| What you are asked to do |
Omit every picture, and retype the lines that run from the beginning of the data below through the line containing "import numpy as np", inclusive.

| Collected data |
[BEGIN]

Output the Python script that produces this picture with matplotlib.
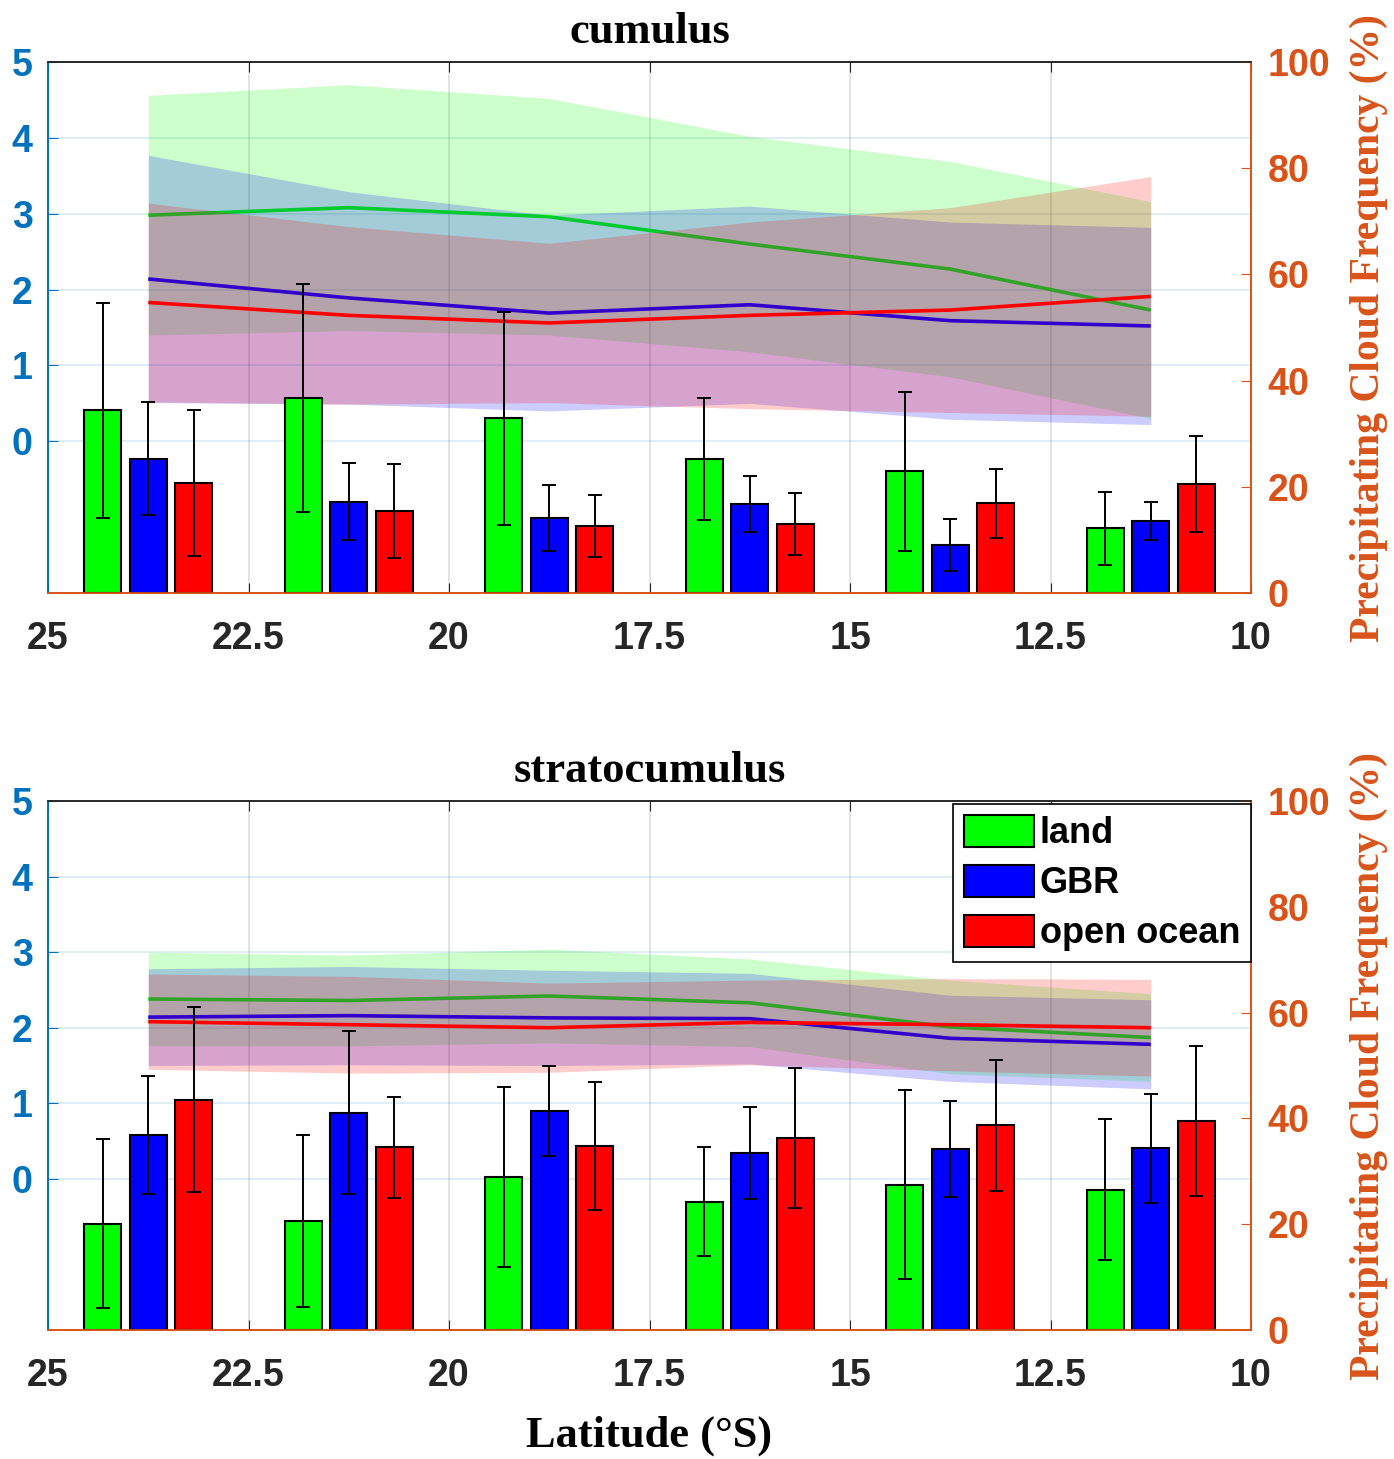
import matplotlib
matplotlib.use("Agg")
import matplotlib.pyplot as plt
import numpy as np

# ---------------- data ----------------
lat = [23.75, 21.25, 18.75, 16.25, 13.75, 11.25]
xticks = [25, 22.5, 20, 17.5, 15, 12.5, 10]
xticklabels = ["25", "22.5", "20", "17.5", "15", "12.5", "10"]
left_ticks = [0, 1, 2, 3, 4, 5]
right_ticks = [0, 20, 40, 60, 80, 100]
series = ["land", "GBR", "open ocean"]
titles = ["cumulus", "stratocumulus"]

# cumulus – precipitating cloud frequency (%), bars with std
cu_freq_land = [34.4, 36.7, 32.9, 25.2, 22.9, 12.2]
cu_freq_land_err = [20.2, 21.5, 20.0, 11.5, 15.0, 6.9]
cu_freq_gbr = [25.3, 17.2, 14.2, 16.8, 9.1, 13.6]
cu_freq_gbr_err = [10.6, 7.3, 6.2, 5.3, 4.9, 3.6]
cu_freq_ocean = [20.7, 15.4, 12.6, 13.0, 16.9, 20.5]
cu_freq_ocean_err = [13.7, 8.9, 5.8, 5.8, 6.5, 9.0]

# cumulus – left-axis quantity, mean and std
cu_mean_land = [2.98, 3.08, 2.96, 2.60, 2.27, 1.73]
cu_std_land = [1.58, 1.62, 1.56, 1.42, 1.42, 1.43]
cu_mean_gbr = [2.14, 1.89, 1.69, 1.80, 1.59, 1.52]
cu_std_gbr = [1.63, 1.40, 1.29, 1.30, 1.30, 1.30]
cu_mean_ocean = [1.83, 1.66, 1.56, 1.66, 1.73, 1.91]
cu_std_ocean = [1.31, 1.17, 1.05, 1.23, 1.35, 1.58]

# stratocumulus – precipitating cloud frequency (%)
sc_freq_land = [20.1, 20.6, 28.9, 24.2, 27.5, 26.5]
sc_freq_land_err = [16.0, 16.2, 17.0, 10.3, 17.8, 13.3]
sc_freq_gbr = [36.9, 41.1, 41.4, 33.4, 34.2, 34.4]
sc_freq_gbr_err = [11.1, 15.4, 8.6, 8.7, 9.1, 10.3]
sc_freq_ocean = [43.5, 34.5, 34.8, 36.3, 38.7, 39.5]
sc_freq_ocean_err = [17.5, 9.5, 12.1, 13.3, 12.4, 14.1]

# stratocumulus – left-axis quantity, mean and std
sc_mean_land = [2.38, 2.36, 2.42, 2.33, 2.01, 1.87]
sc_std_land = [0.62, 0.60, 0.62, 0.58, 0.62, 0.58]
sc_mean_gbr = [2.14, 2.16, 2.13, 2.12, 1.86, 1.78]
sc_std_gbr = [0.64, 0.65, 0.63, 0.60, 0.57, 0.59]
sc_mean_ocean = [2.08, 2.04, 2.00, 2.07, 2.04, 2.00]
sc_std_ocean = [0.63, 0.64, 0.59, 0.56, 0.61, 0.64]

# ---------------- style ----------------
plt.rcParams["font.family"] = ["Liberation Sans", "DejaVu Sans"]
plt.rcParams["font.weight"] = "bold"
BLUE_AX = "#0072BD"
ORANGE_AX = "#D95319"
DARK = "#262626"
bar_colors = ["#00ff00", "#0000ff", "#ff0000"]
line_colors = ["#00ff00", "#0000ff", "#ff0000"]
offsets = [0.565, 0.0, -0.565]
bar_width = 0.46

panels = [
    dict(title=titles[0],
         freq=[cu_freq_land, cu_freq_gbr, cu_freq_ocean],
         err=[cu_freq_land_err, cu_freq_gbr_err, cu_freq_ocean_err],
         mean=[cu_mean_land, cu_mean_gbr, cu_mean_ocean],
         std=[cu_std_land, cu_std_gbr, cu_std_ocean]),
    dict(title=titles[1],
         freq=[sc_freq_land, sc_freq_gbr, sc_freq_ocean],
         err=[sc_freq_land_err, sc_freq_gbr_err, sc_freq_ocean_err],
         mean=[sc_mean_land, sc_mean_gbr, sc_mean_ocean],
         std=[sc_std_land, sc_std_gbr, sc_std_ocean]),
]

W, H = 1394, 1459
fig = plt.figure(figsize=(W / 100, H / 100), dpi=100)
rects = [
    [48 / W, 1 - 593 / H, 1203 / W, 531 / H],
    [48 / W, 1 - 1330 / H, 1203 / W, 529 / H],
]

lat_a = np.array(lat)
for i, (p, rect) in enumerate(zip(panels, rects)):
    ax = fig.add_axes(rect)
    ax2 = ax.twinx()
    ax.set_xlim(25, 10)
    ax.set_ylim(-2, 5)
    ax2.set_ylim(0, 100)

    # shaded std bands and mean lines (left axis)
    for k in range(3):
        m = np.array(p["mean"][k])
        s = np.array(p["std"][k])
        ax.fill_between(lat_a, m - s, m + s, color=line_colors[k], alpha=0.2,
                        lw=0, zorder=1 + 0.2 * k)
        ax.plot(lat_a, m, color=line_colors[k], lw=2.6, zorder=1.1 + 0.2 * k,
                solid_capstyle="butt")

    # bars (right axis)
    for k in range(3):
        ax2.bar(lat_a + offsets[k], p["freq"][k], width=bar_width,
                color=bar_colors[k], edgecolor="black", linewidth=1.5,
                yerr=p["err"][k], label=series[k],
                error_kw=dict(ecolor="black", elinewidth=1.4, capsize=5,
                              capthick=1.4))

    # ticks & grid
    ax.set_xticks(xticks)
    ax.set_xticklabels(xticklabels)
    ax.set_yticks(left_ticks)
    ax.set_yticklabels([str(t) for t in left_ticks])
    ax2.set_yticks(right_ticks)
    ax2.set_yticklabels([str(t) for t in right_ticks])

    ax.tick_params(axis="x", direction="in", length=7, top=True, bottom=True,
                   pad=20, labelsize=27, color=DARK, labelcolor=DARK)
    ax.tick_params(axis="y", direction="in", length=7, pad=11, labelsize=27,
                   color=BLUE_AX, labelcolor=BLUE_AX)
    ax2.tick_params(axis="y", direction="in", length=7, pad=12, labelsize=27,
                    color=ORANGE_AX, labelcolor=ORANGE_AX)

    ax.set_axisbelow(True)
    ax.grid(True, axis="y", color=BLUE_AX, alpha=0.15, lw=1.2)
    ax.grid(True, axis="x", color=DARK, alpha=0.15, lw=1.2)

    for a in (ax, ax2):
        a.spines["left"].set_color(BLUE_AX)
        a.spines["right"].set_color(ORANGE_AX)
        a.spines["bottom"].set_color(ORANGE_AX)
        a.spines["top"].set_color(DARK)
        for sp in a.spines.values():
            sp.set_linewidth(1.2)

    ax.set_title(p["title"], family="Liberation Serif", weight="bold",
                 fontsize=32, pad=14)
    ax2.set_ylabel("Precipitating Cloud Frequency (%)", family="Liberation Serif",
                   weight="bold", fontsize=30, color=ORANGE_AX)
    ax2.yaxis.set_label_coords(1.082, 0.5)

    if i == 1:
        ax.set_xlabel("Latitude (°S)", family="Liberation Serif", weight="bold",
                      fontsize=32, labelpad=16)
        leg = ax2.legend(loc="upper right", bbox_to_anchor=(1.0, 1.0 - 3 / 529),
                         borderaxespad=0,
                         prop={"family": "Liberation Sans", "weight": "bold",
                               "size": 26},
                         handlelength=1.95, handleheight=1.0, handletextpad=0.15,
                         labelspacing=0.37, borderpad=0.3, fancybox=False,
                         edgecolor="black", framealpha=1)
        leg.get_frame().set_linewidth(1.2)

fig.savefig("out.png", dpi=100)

[END]

| Response to the exercise |
Output the Python script that produces this picture with matplotlib.
import matplotlib
matplotlib.use("Agg")
import matplotlib.pyplot as plt
import numpy as np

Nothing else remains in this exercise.